Trump's evangelical advisers reject calls to abandon president

U.S. President Donald Trump is seen on a screen as he delivers remarks at the National Prayer Breakfast in Washington, U.S., February 2, 2017. | Reuters/Carlos Barria

Members of President Donald Trump's evangelical advisory board have rejected calls to resign from the group despite criticisms from other religious figures.

Last week, Howard-John Wesley pastor of Alfred Street Baptist Church in Alexandria, Virginia released a list of Trump's evangelical advisers, decrying the fact that none of them have stepped down in the wake of the president's comments about the unrest in Charlottesville.

"While CEOs are walking away from Trump here are the names of his Evangelical Religious Advisory Council—men & women of God who have said nothing about his handling of Charlottesville or stepped down from his side. Is your pastor on this list? Shame when business is more righteous than church," Wesley wrote.
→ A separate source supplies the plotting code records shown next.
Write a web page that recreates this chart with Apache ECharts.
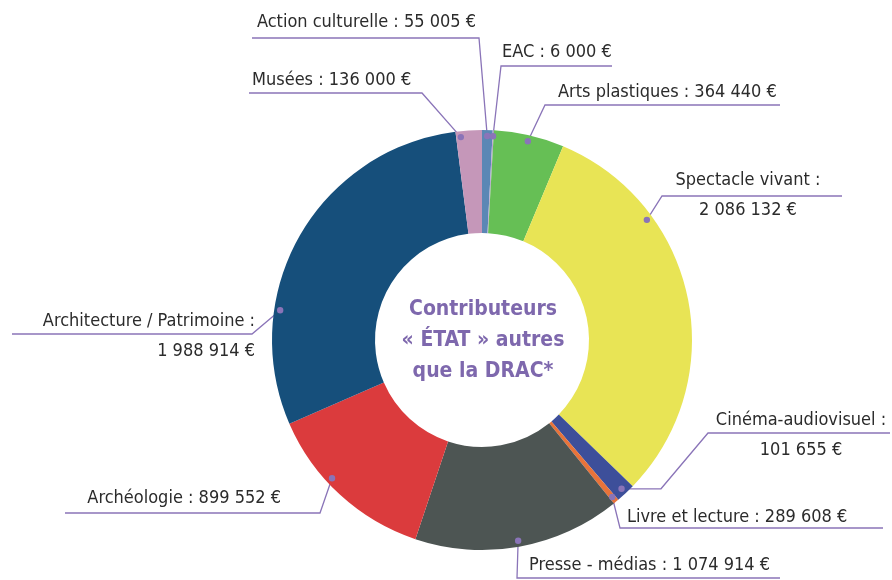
<!DOCTYPE html>
<html>
<head>
<meta charset="utf-8">
<script src="https://cdn.jsdelivr.net/npm/echarts@6/dist/echarts.min.js"></script>
<style>
  html, body { margin: 0; padding: 0; background: #fff; }
  #chart { width: 892px; height: 580px; }
</style>
</head>
<body>
<div id="chart"></div>
<script>
// catégories, dans l'ordre horaire depuis midi
const categories = ['Action culturelle', 'EAC', 'Arts plastiques', 'Spectacle vivant', 'Cinéma-audiovisuel',
  'Livre et lecture', 'Presse - médias', 'Archéologie', 'Architecture / Patrimoine', 'Musées'];
// montants affichés dans les étiquettes
const amountLabels = ['55 005 €', '6 000 €', '364 440 €', '2 086 132 €', '101 655 €',
  '289 608 €', '1 074 914 €', '899 552 €', '1 988 914 €', '136 000 €'];
// tailles des parts telles que dessinées (la part "Livre" est tracée ~10x plus petite que son étiquette)
const sliceValues = [55005, 6000, 364440, 2086132, 101655, 28961, 1074914, 899552, 1988914, 136000];
const colors = ['#5b87b5', '#b9a6cf', '#66bf55', '#e8e455', '#3d4f9a',
  '#e8733a', '#4d5553', '#db3b3d', '#164f7b', '#c597b9'];
const centerTitle = 'Contributeurs\n« ÉTAT » autres\nque la DRAC*';

// placement des étiquettes (texte, trait de rappel)
const placement = [
  { x: 476, y: 22, align: 'right', lineY: 38, elbowX: 479, endX: 252, at: 0.5 },
  { x: 502, y: 52, align: 'left', lineY: 66, elbowX: 501, endX: 612, at: 0.5 },
  { x: 558, y: 92, align: 'left', lineY: 105, elbowX: 545, endX: 780, at: 0.5 },
  { x: 748, y: 195, align: 'center', lineY: 196, elbowX: 662, endX: 842, at: 0.28, wrap: true },
  { x: 801, y: 435, align: 'center', lineY: 433, elbowX: 708, endX: 890, at: 0.5, wrap: true, kinkX: 661 },
  { x: 627, y: 517, align: 'left', lineY: 528, elbowX: 620, endX: 883, at: 0.5 },
  { x: 529, y: 565, align: 'left', lineY: 578, elbowX: 517, endX: 780, at: 0.5 },
  { x: 281, y: 498, align: 'right', lineY: 513, elbowX: 320, endX: 65, at: 0.6 },
  { x: 255, y: 336, align: 'right', lineY: 334, elbowX: 252, endX: 12, at: 0.3, wrap: true },
  { x: 252, y: 80, align: 'left', lineY: 93, elbowX: 422, endX: 249, at: 0.18 }
];

const lineColor = '#8a74b8';
const font = "'Liberation Sans Narrow', 'DejaVu Sans Condensed', sans-serif";

const chart = echarts.init(document.getElementById('chart'));

function anchorOf(idx) {
  const layout = chart.getModel().getSeriesByIndex(0).getData().getItemLayout(idx);
  const p = placement[idx];
  const a = layout.startAngle + (layout.endAngle - layout.startAngle) * p.at;
  const rr = layout.r - 6;
  return [layout.cx + rr * Math.cos(a), layout.cy + rr * Math.sin(a)];
}

const data = categories.map((name, i) => ({
  name: name,
  value: sliceValues[i],
  itemStyle: { color: colors[i] }
}));

const option = {
  animation: false,
  backgroundColor: '#fff',
  title: {
    text: centerTitle,
    left: 483,
    top: 341,
    textAlign: 'center',
    textVerticalAlign: 'middle',
    padding: 0,
    textStyle: {
      color: '#7e68ad',
      fontFamily: font,
      fontWeight: 'bold',
      fontSize: 21,
      lineHeight: 31
    }
  },
  series: [{
    type: 'pie',
    center: [482, 340],
    radius: [107, 210],
    startAngle: 90,
    clockwise: true,
    avoidLabelOverlap: false,
    silent: true,
    data: data,
    label: {
      show: true,
      position: 'outside',
      color: '#2b2b2b',
      fontFamily: font,
      fontSize: 18,
      lineHeight: 30,
      formatter: (p) => categories[p.dataIndex] + (placement[p.dataIndex].wrap ? ' :\n' : ' : ') + amountLabels[p.dataIndex]
    },
    labelLine: {
      show: true,
      lineStyle: { color: lineColor, width: 1.3 }
    },
    labelLayout: function (params) {
      const i = params.dataIndex;
      const p = placement[i];
      const anc = anchorOf(i);
      const pts = [anc];
      if (p.kinkX) pts.push([p.kinkX, anc[1]]);
      pts.push([p.elbowX, p.lineY]);
      pts.push([p.endX, p.lineY]);
      return {
        x: p.x,
        y: p.y,
        align: p.align,
        verticalAlign: 'middle',
        labelLinePoints: pts
      };
    }
  }]
};

chart.setOption(option);

// pastilles au départ des traits de rappel
const dots = sliceValues.map((v, i) => {
  const a = anchorOf(i);
  return {
    type: 'circle',
    shape: { cx: a[0], cy: a[1], r: 3.2 },
    style: { fill: lineColor },
    z: 100
  };
});
chart.setOption({ graphic: dots });
</script>
</body>
</html>
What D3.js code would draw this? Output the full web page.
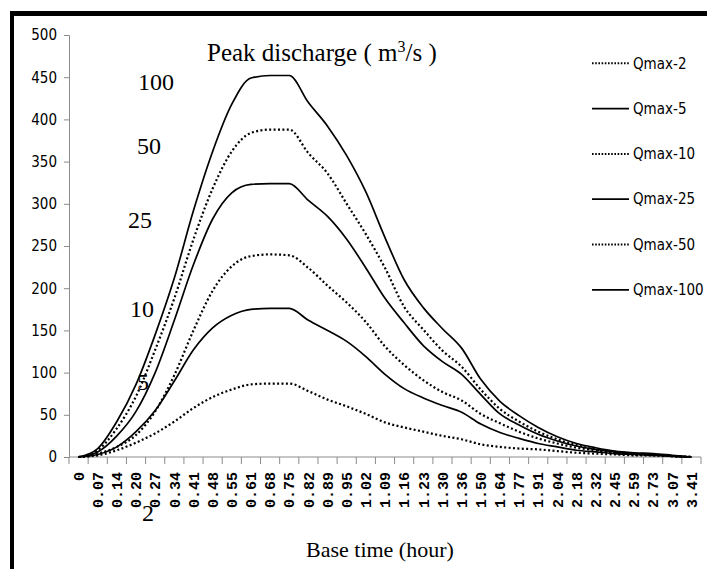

Several corporate leaders, including 3M's Inge Thulin and Campbell's Denise Morrison, have decided to leave Trump's manufacturing council following his comments about the incident in Charlottesville, where a group of white supremacists protested the removal of a Robert E. Lee statue.

A.R. Bernard, pastor of the Christian Cultural Center megachurch in Brooklyn, New York, announced on Friday that he had quit from the president's Evangelical Advisory Board, but none of the remaining members have resigned as yet.

Jack Graham, pastor of the Dallas-area, 40,000-member Prestonwood Baptist Church, said in an interview with The Christian Post that he believes it would be "immoral" for the members of the board to abandon the president.

He noted that the advisory board, now called The Faith Leaders Initiative, is not an official council or a government body, and it functions in a primarily pastoral and spiritual capacity.

"What we may say to the president privately in calling him out, or expressing our concerns anything he or a member of his team might do ... people want us to expose the president or to express our disdain for this, that or the other. That's not our responsibility as I view it," Graham said. "Do we want him to be more of a uniter right now? Absolutely," he added.

Graham noted that President Barack Obama also had a faith advisory group during his term, but there were no calls for members of the board to resign when the former president came out in support of same-sex marriage despite strong opposition from the advisers.

Bishop Harry Jackson, who pastors at Hope Christian Center in Beltsville, Maryland, lamented that some pastors are now ascribing the problem of racism, which has plagued the country for 400 years, to a president that has been in office for a mere seven and a half months. He expressed his belief that the government would not be able to bring a "divided society" together and stressed that what America is experiencing is fundamentally a "sin problem" that the world cannot solve.

Johnnie Moore, who also serves as an informal evangelical adviser to the White House, issued a statement clarifying that evangelicals oppose racism in every way, but he noted that the advisers have a responsibility to "fulfill our spiritual and national duty" and continue their relationship with the Trump administration.